___ Data extract ___
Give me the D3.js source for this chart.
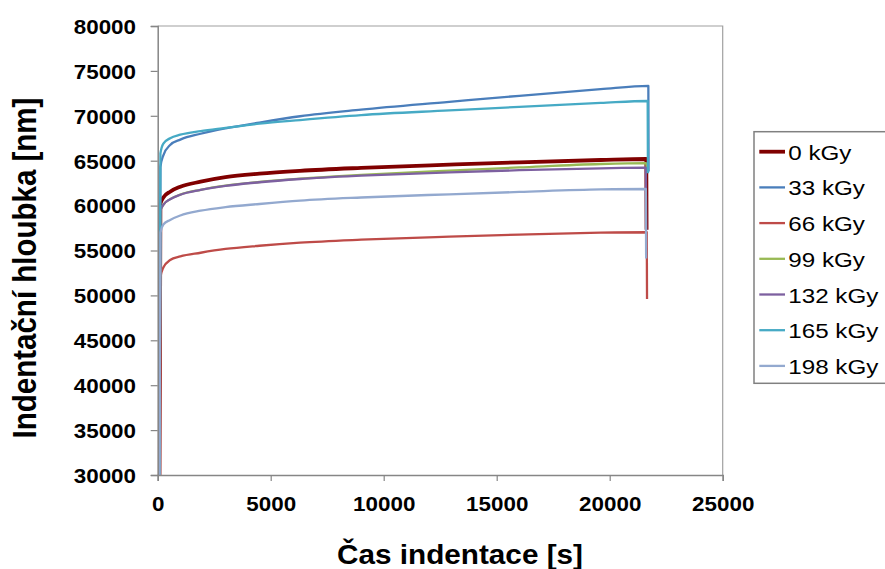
<!DOCTYPE html>
<html>
<head>
<meta charset="utf-8">
<script src="https://cdn.jsdelivr.net/npm/d3@7"></script>
<style>
  html, body { margin: 0; padding: 0; background: #fff; }
  svg { display: block; font-family: "Liberation Sans", Arial, sans-serif; }
</style>
</head>
<body>
<svg id="chart" width="885" height="569"></svg>
<script>
// ---- data ----
const seriesNames = ["0 kGy", "33 kGy", "66 kGy", "99 kGy", "132 kGy", "165 kGy", "198 kGy"];
const seriesColors = ["#800000", "#4A7EBB", "#BE4B48", "#98B954", "#7D60A0", "#46AAC5", "#93A9CF"];
// shared time points [s] during loading + hold
const times = [80, 120, 250, 550, 1000, 1900, 3000, 4500, 6300, 9000, 12900, 16000, 19600];
// end of hold [s] per series
const endTimes = [21620, 21710, 21640, 21620, 21600, 21680, 21600];
const depth0   = [30000, 60200, 60900, 61550, 62100, 62660, 63160, 63550, 63870, 64200, 64560, 64820, 65080];
const depth33  = [30000, 64300, 65600, 66750, 67350, 68000, 68600, 69250, 69950, 70680, 71550, 72230, 72960];
const depth66  = [30000, 52000, 53100, 53940, 54340, 54750, 55170, 55530, 55870, 56200, 56540, 56770, 56980];
const depth99  = [30000, 59400, 60100, 60720, 61230, 61760, 62220, 62630, 63000, 63420, 63900, 64250, 64630];
const depth132 = [30000, 59400, 60090, 60700, 61210, 61740, 62200, 62600, 62960, 63330, 63710, 63940, 64150];
const depth165 = [30000, 65800, 66900, 67500, 67900, 68300, 68650, 69120, 69530, 70080, 70600, 71000, 71430];
const depth198 = [30000, 57000, 57890, 58400, 58900, 59430, 59830, 60180, 60550, 60900, 61260, 61520, 61800];
// depth at end of hold and after unloading drop
const endDepth  = [65190, 73330, 57030, 64720, 64220, 71650, 61850];
const dropDepth = [57300, 63800, 49600, 63800, 57300, 63600, 54100];
const seriesDepths = [depth0, depth33, depth66, depth99, depth132, depth165, depth198];

const xTicks = [0, 5000, 10000, 15000, 20000, 25000];
const yTicks = [30000, 35000, 40000, 45000, 50000, 55000, 60000, 65000, 70000, 75000, 80000];
const xTitle = "Čas indentace [s]";
const yTitle = "Indentační hloubka [nm]";

// ---- layout ----
const plot = { left: 157.7, right: 722.7, top: 26, bottom: 475 };
const sx = 1.12; // horizontal text stretch seen in the reference

const svg = d3.select("#chart");
const x = d3.scaleLinear().domain([0, 25000]).range([plot.left, plot.right]);
const y = d3.scaleLinear().domain([30000, 80000]).range([plot.bottom, plot.top]);

svg.append("defs").append("clipPath").attr("id", "clip")
  .append("rect")
  .attr("x", plot.left).attr("y", plot.top)
  .attr("width", plot.right - plot.left).attr("height", plot.bottom - plot.top);

// plot border (top & right)
svg.append("path")
  .attr("d", `M${plot.left},${plot.top}H${plot.right}V${plot.bottom}`)
  .attr("fill", "none").attr("stroke", "#A0A0A0").attr("stroke-width", 1.2);

// series
const line = d3.line().x(d => x(d[0])).y(d => y(d[1])).curve(d3.curveMonotoneX);
const gLines = svg.append("g").attr("clip-path", "url(#clip)");
seriesNames.forEach((name, i) => {
  const pts = times.map((t, k) => [t, seriesDepths[i][k]]);
  pts.push([endTimes[i], endDepth[i]]);
  pts.push([endTimes[i] + 12, dropDepth[i]]);
  gLines.append("path")
    .datum(pts)
    .attr("fill", "none")
    .attr("stroke", seriesColors[i])
    .attr("stroke-width", i === 0 ? 3.8 : 2.3)
    .attr("stroke-linejoin", "round")
    .attr("d", line);
});

// axes
const yAxis = d3.axisLeft(y).tickValues(yTicks).tickSize(7).tickFormat(d3.format("d"));
const gy = svg.append("g").attr("transform", `translate(${plot.left},0)`).call(yAxis);
gy.select(".domain").attr("stroke", "#868686").attr("stroke-width", 1.5);
gy.selectAll(".tick line").attr("stroke", "#868686").attr("stroke-width", 1.2);
gy.selectAll(".tick text")
  .attr("x", -21.7 / sx).attr("dy", null).attr("y", 7.3)
  .attr("transform", `scale(${sx},1)`)
  .attr("font-size", 20).attr("font-weight", "bold").attr("fill", "#000")
  .attr("font-family", "Liberation Sans, Arial, sans-serif");

const xAxis = d3.axisBottom(x).tickValues(xTicks).tickSize(6).tickFormat(d3.format("d"));
const gx = svg.append("g").attr("transform", `translate(0,${plot.bottom})`).call(xAxis);
gx.select(".domain").attr("stroke", "#868686").attr("stroke-width", 1.5);
gx.selectAll(".tick line").attr("stroke", "#868686").attr("stroke-width", 1.2);
gx.selectAll(".tick text")
  .attr("y", 35.7).attr("dy", null).attr("x", 0)
  .attr("transform", `scale(${sx},1)`)
  .attr("font-size", 20).attr("font-weight", "bold").attr("fill", "#000")
  .attr("font-family", "Liberation Sans, Arial, sans-serif");

// axis titles
svg.append("text")
  .attr("transform", `translate(460,564.3) scale(1.1,1)`)
  .attr("text-anchor", "middle")
  .attr("font-size", 27).attr("font-weight", "bold")
  .text(xTitle);

svg.append("text")
  .attr("transform", `translate(36,268) scale(${sx},1) rotate(-90)`)
  .attr("text-anchor", "middle")
  .attr("font-size", 29.5).attr("font-weight", "bold")
  .text(yTitle);

// legend
const legend = svg.append("g");
legend.append("rect")
  .attr("x", 754).attr("y", 131.7).attr("width", 140).attr("height", 251.6)
  .attr("fill", "#fff").attr("stroke", "#808080").attr("stroke-width", 1.5);
const legendTop = 151.7, legendStep = 35.7;
seriesNames.forEach((name, i) => {
  const ly = legendTop + i * legendStep;
  legend.append("line")
    .attr("x1", 759.3).attr("x2", 785).attr("y1", ly).attr("y2", ly)
    .attr("stroke", seriesColors[i]).attr("stroke-width", i === 0 ? 3.8 : 2.3);
  legend.append("text")
    .attr("transform", `translate(788.3,${ly + 8}) scale(1.18,1)`)
    .attr("font-size", 20.5)
    .text(name);
});
</script>
</body>
</html>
___
Leave out the pictures and reproduce the rest of the listing exactly.

Give me the D3.js source for this chart.
<!DOCTYPE html>
<html>
<head>
<meta charset="utf-8">
<script src="https://cdn.jsdelivr.net/npm/d3@7"></script>
<style>
  html, body { margin: 0; padding: 0; background: #fff; }
  svg { display: block; font-family: "Liberation Sans", Arial, sans-serif; }
</style>
</head>
<body>
<svg id="chart" width="885" height="569"></svg>
<script>
// ---- data ----
const seriesNames = ["0 kGy", "33 kGy", "66 kGy", "99 kGy", "132 kGy", "165 kGy", "198 kGy"];
const seriesColors = ["#800000", "#4A7EBB", "#BE4B48", "#98B954", "#7D60A0", "#46AAC5", "#93A9CF"];
// shared time points [s] during loading + hold
const times = [80, 120, 250, 550, 1000, 1900, 3000, 4500, 6300, 9000, 12900, 16000, 19600];
// end of hold [s] per series
const endTimes = [21620, 21710, 21640, 21620, 21600, 21680, 21600];
const depth0   = [30000, 60200, 60900, 61550, 62100, 62660, 63160, 63550, 63870, 64200, 64560, 64820, 65080];
const depth33  = [30000, 64300, 65600, 66750, 67350, 68000, 68600, 69250, 69950, 70680, 71550, 72230, 72960];
const depth66  = [30000, 52000, 53100, 53940, 54340, 54750, 55170, 55530, 55870, 56200, 56540, 56770, 56980];
const depth99  = [30000, 59400, 60100, 60720, 61230, 61760, 62220, 62630, 63000, 63420, 63900, 64250, 64630];
const depth132 = [30000, 59400, 60090, 60700, 61210, 61740, 62200, 62600, 62960, 63330, 63710, 63940, 64150];
const depth165 = [30000, 65800, 66900, 67500, 67900, 68300, 68650, 69120, 69530, 70080, 70600, 71000, 71430];
const depth198 = [30000, 57000, 57890, 58400, 58900, 59430, 59830, 60180, 60550, 60900, 61260, 61520, 61800];
// depth at end of hold and after unloading drop
const endDepth  = [65190, 73330, 57030, 64720, 64220, 71650, 61850];
const dropDepth = [57300, 63800, 49600, 63800, 57300, 63600, 54100];
const seriesDepths = [depth0, depth33, depth66, depth99, depth132, depth165, depth198];

const xTicks = [0, 5000, 10000, 15000, 20000, 25000];
const yTicks = [30000, 35000, 40000, 45000, 50000, 55000, 60000, 65000, 70000, 75000, 80000];
const xTitle = "Čas indentace [s]";
const yTitle = "Indentační hloubka [nm]";

// ---- layout ----
const plot = { left: 157.7, right: 722.7, top: 26, bottom: 475 };
const sx = 1.12; // horizontal text stretch seen in the reference

const svg = d3.select("#chart");
const x = d3.scaleLinear().domain([0, 25000]).range([plot.left, plot.right]);
const y = d3.scaleLinear().domain([30000, 80000]).range([plot.bottom, plot.top]);

svg.append("defs").append("clipPath").attr("id", "clip")
  .append("rect")
  .attr("x", plot.left).attr("y", plot.top)
  .attr("width", plot.right - plot.left).attr("height", plot.bottom - plot.top);

// plot border (top & right)
svg.append("path")
  .attr("d", `M${plot.left},${plot.top}H${plot.right}V${plot.bottom}`)
  .attr("fill", "none").attr("stroke", "#A0A0A0").attr("stroke-width", 1.2);

// series
const line = d3.line().x(d => x(d[0])).y(d => y(d[1])).curve(d3.curveMonotoneX);
const gLines = svg.append("g").attr("clip-path", "url(#clip)");
seriesNames.forEach((name, i) => {
  const pts = times.map((t, k) => [t, seriesDepths[i][k]]);
  pts.push([endTimes[i], endDepth[i]]);
  pts.push([endTimes[i] + 12, dropDepth[i]]);
  gLines.append("path")
    .datum(pts)
    .attr("fill", "none")
    .attr("stroke", seriesColors[i])
    .attr("stroke-width", i === 0 ? 3.8 : 2.3)
    .attr("stroke-linejoin", "round")
    .attr("d", line);
});

// axes
const yAxis = d3.axisLeft(y).tickValues(yTicks).tickSize(7).tickFormat(d3.format("d"));
const gy = svg.append("g").attr("transform", `translate(${plot.left},0)`).call(yAxis);
gy.select(".domain").attr("stroke", "#868686").attr("stroke-width", 1.5);
gy.selectAll(".tick line").attr("stroke", "#868686").attr("stroke-width", 1.2);
gy.selectAll(".tick text")
  .attr("x", -21.7 / sx).attr("dy", null).attr("y", 7.3)
  .attr("transform", `scale(${sx},1)`)
  .attr("font-size", 20).attr("font-weight", "bold").attr("fill", "#000")
  .attr("font-family", "Liberation Sans, Arial, sans-serif");

const xAxis = d3.axisBottom(x).tickValues(xTicks).tickSize(6).tickFormat(d3.format("d"));
const gx = svg.append("g").attr("transform", `translate(0,${plot.bottom})`).call(xAxis);
gx.select(".domain").attr("stroke", "#868686").attr("stroke-width", 1.5);
gx.selectAll(".tick line").attr("stroke", "#868686").attr("stroke-width", 1.2);
gx.selectAll(".tick text")
  .attr("y", 35.7).attr("dy", null).attr("x", 0)
  .attr("transform", `scale(${sx},1)`)
  .attr("font-size", 20).attr("font-weight", "bold").attr("fill", "#000")
  .attr("font-family", "Liberation Sans, Arial, sans-serif");

// axis titles
svg.append("text")
  .attr("transform", `translate(460,564.3) scale(1.1,1)`)
  .attr("text-anchor", "middle")
  .attr("font-size", 27).attr("font-weight", "bold")
  .text(xTitle);

svg.append("text")
  .attr("transform", `translate(36,268) scale(${sx},1) rotate(-90)`)
  .attr("text-anchor", "middle")
  .attr("font-size", 29.5).attr("font-weight", "bold")
  .text(yTitle);

// legend
const legend = svg.append("g");
legend.append("rect")
  .attr("x", 754).attr("y", 131.7).attr("width", 140).attr("height", 251.6)
  .attr("fill", "#fff").attr("stroke", "#808080").attr("stroke-width", 1.5);
const legendTop = 151.7, legendStep = 35.7;
seriesNames.forEach((name, i) => {
  const ly = legendTop + i * legendStep;
  legend.append("line")
    .attr("x1", 759.3).attr("x2", 785).attr("y1", ly).attr("y2", ly)
    .attr("stroke", seriesColors[i]).attr("stroke-width", i === 0 ? 3.8 : 2.3);
  legend.append("text")
    .attr("transform", `translate(788.3,${ly + 8}) scale(1.18,1)`)
    .attr("font-size", 20.5)
    .text(name);
});
</script>
</body>
</html>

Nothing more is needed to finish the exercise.